Mittwoch, 2. Jänner 1924

2/1 Früh Dr. Horch von Geyer (Kammerspiele), der Eins. Weg (mit Bassermann, Steinrück, Grüning etc.) spielen möchte ― kaum;― wegen Burgth.―

Boden Cr.; Dir. Horecki

Buchhdlg. Heller; Goethe für H. K.― Gespräch mit der klugen (dort beschäftigten) Frau Dr. Rundt, über franz. Literatur ― sowie über Karen Stampe; auch Luigi Kasimir, bei dem Karen St. kleine Tochter wohnt, sprach mit.―

Bei Else Keller, im Trauerhaus; meine „jüngste“ Tante Pauline starb vor zwei Tagen. Welch ein Schicksal über dieser Familie. Else erzählt von ihren Schwestern ― Melanie, der ältesten mit der „Kochlöffelhysterie“.― Als Else am Sterbetag ihr telefonirt, es ginge zu Ende ― es war 11;― telef. sie zurück, ob sie nicht (wegen des Mittagessens) erst um 2 kommen könne ― und kommt thatsächlich erst um 2,― bleibt bis 5,― der Tod tritt 7 Uhr ein.― Anna hat sich vor ein paar Monaten umgebracht (es gelang den Tod vor Pauline zu verheimlichen).―

Zu Hause find ich Lili ― mit kurzen Haaren. Während Wucki bei Amalio im Laden, nähert sich ein Mensch mit grüner Brille Lili, die vor der Auslage steht. „Einen schönen Zopf haben S’, Fräulein“; Lili begibt sich sofort ins Geschäft;― während Wucki und Lili noch drin,― wird ein Zopf von dem Ladenmädl abgegeben, der draußen liegt ― noch hat Lili keine Ahnung, dass es ihr eigner;― sie geht mit Wucki zum Optiker ― und merkt jetzt erst daß die Haare abgeschnitten.
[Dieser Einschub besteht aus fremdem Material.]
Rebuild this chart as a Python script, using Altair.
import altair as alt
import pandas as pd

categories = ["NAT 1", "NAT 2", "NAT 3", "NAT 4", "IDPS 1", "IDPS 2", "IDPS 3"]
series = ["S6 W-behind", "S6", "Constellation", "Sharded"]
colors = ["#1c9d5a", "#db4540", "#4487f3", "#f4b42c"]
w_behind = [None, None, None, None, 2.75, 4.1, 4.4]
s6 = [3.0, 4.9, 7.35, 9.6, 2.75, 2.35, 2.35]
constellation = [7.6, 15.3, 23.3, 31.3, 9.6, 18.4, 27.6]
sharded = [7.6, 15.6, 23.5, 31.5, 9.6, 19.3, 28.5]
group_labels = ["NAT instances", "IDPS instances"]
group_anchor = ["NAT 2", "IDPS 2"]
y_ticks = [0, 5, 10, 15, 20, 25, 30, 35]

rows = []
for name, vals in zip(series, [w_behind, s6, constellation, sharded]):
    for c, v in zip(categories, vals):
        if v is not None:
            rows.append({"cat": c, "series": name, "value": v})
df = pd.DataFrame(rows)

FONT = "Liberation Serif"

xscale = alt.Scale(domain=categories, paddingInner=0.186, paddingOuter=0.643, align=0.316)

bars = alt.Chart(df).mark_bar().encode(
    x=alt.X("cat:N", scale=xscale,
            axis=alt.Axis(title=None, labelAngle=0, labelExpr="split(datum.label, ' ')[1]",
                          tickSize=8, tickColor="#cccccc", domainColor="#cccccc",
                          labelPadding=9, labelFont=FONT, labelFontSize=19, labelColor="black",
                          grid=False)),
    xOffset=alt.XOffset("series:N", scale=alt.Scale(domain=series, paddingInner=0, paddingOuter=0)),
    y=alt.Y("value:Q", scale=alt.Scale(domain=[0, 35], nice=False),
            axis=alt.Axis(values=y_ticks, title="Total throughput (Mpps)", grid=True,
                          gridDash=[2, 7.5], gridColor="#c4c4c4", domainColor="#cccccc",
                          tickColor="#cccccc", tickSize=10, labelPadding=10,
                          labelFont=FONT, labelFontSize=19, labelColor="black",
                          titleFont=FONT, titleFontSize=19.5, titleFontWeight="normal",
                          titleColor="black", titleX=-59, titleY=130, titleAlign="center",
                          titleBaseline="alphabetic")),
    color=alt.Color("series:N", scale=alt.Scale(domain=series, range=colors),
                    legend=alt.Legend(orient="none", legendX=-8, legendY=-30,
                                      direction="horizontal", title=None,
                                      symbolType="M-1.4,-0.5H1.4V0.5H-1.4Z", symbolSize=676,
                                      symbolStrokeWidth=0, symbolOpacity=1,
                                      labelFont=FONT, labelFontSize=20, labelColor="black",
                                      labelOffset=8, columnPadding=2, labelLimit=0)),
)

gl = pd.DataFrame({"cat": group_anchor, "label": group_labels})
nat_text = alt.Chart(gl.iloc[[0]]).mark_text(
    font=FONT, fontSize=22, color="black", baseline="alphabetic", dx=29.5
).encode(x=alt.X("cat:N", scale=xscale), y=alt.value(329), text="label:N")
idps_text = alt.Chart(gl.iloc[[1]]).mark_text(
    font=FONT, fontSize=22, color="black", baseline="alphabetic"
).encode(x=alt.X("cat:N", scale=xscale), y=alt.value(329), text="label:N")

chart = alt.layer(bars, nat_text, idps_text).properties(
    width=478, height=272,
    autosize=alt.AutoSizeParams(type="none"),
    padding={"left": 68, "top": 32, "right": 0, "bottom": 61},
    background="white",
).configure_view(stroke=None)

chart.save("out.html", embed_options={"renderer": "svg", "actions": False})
Zu Amalio zurück: eben hat eine Frau den Zopf als „verloren“ abgeholt ― ― Glücklicherweise war Wucki mit ― und überdies thörichter Weise wüthend auf Lili;― sonst wär ich mißtrauisch gewesen, da es Lili’s Wunsch war, kurze Haare zu tragen.

Nm. am Verf.―

Abends C. P. bei mir.―

Träumte verflossne Nacht von einem zum Gersthofer Gürtel versetzten Kino, das aber nur als unvollendeter Circus dastand. (Häufiger Traum von dieser Gegend, die im Traum aber immer verändert aussieht.)